Tra le  cose che facciamo, raccontiamo storie. Dalla chiacchiera da bar alle strategie delle campagne elettorali, dai libri ai cinema, dalla pubblicità all’ultimo insopportabile reality: raccontiamo storie, elaboriamo immaginari che possono citarsi e decostruirsi a vicenda, lottare tra di loro, emancipare i lettori o contribuire a rinsaldare le cornici del pensiero dominante. Su queste faccende si interroga, con i ferri del mestiere della narratologia, della semiotica del testo e delle discipline strutturaliste, Yves Citton, autore di Mitocrazia. Storytelling e immaginario di sinistra (Alegre, 2013, pp. 271, euro 20, traduzione di Giulia Boggio Marzet Tremoloso).
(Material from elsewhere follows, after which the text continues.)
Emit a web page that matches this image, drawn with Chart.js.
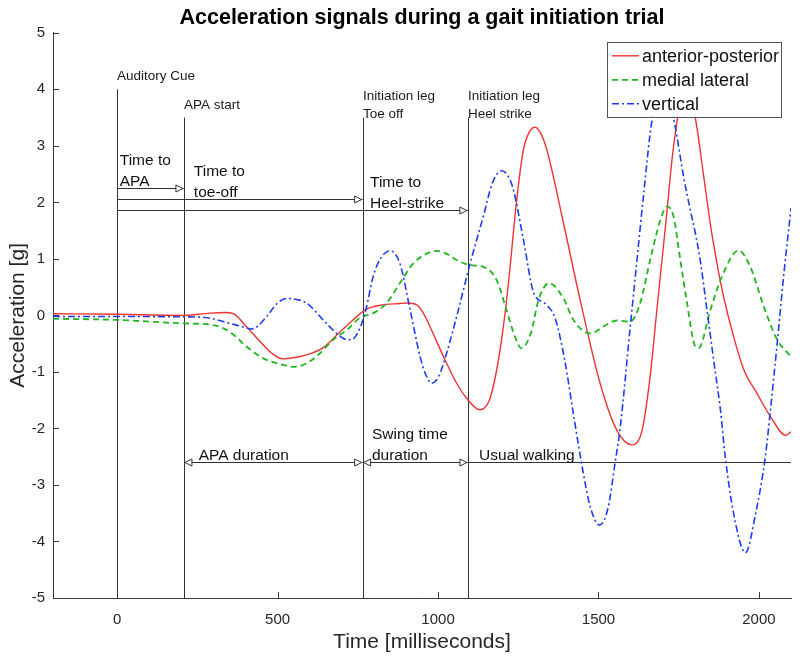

Come si guadagna l’attenzione del lettore? Come si sollecitano le sue reazioni emotive e cognitive, si agganciano le riflessioni e i ragionamenti con la forza del riso e delle lacrime, della fierezza e dell’umiliazione? Esiste un modo enunciazionale tipico di una narrazione di sinistra, che sia emancipatoria e non elitaria? Che alimenti un immaginario popolare? Come possono alcune storie farci diventare quel che «dovremmo essere»? Per rispondere, Citton elabora una complessa teoria del sapere e del potere che arriva fino al campo testuale e alle sue implicazioni pragmatiche e perlocutive. Pagato il suo debito con Tarde, Deleuze, Guattari e Lazzarato, la riflessione dell’autore è ancora più intrigante quando si inoltra in quella zona magnetica in cui il potere circola tra gli attori sociali in «flussi di desideri e di convinzioni». In questo campo (magnetico, ma anche semiotico) si formano strategie testuali che catalizzano emozioni e influenzano opinioni. Queste strategie altro non sono che le storie raccontate e la nostra realtà è «un’immensa accumulazione di racconti».
Il problema è che gran parte di questi racconti, ci avverte Citton, sono storie che alimentano un immaginario di destra. Mentre la sinistra rispetta il dogma di certo postmodernismo e si rifiuta di «raccontare storie», la destra utilizza a mano le cosiddette «narrazioni tossiche»: la storia degli «immigrati criminali e stupratori», dei rom «ladri di bambini», la storia dei «finti invalidi che truffano l’Inps» o la storia «dei vecchi operai tutelati che in fabbrica andavano solo a timbrare il cartellino», per esempio. Qui in realtà stiamo adattando al frame italiano gli esempi di Citton, ma il plot è lo stesso: queste storie sono impiegate per smantellare il welfare, servono come distrattori sociali per disciplinare i lavoratori migranti o evitare la solidarietà tra generazioni di sfruttati contro un nemico comune padronale. Di fronte a tali affabulazioni, la sinistra non riesce a elaborare un immaginario alternativo e si trova a inseguire una strategia narrativa di destra, cambiando solo i nomi ai protagonisti delle proprie storie, senza alterare il plot.
Ovviamente ci sono storie che confermano il sistema di valori in cui siamo inseriti e altre che lo ribaltano. Ma quel che conta, ci sono storie che muovono dal basso, che sono egalitarie ed emancipatorie e altre che discendono dall’alto, che irreggimentano e propagano i canoni del senso comune. Quelle «liberatrici» portano a galla ciò che l’antropologo statunitense James C. Scott chiama i «verbali segreti», i discorsi che i subalterni fanno dietro le quinte. Sono discorsi alternativi al discorso ufficiale, al public transcrit egemonico. La forza delle storie dal basso è quella di portare alla ribalta i verbali segreti, i discorsi dei subalterni, degli sconfitti, dei dimenticati, dei colonizzati, dei proletarizzati.
Il verbale segreto è composto da storie dal basso che spingono verso l’alto, in direzione opposta all’oppressione. La sfida per uno storytelling di sinistra è scovare le narrazioni dal basso (nascoste o dimenticate nel flusso comunicativo mainstream) per spingerle avanti, perché aprano la strada a nuove rivendicazioni ed emancipazioni, perché «le indignazioni, le speranze e i sogni» che, di solito, si esprimono lontano dal potere diventino enunciazioni dirette e trasformino la realtà.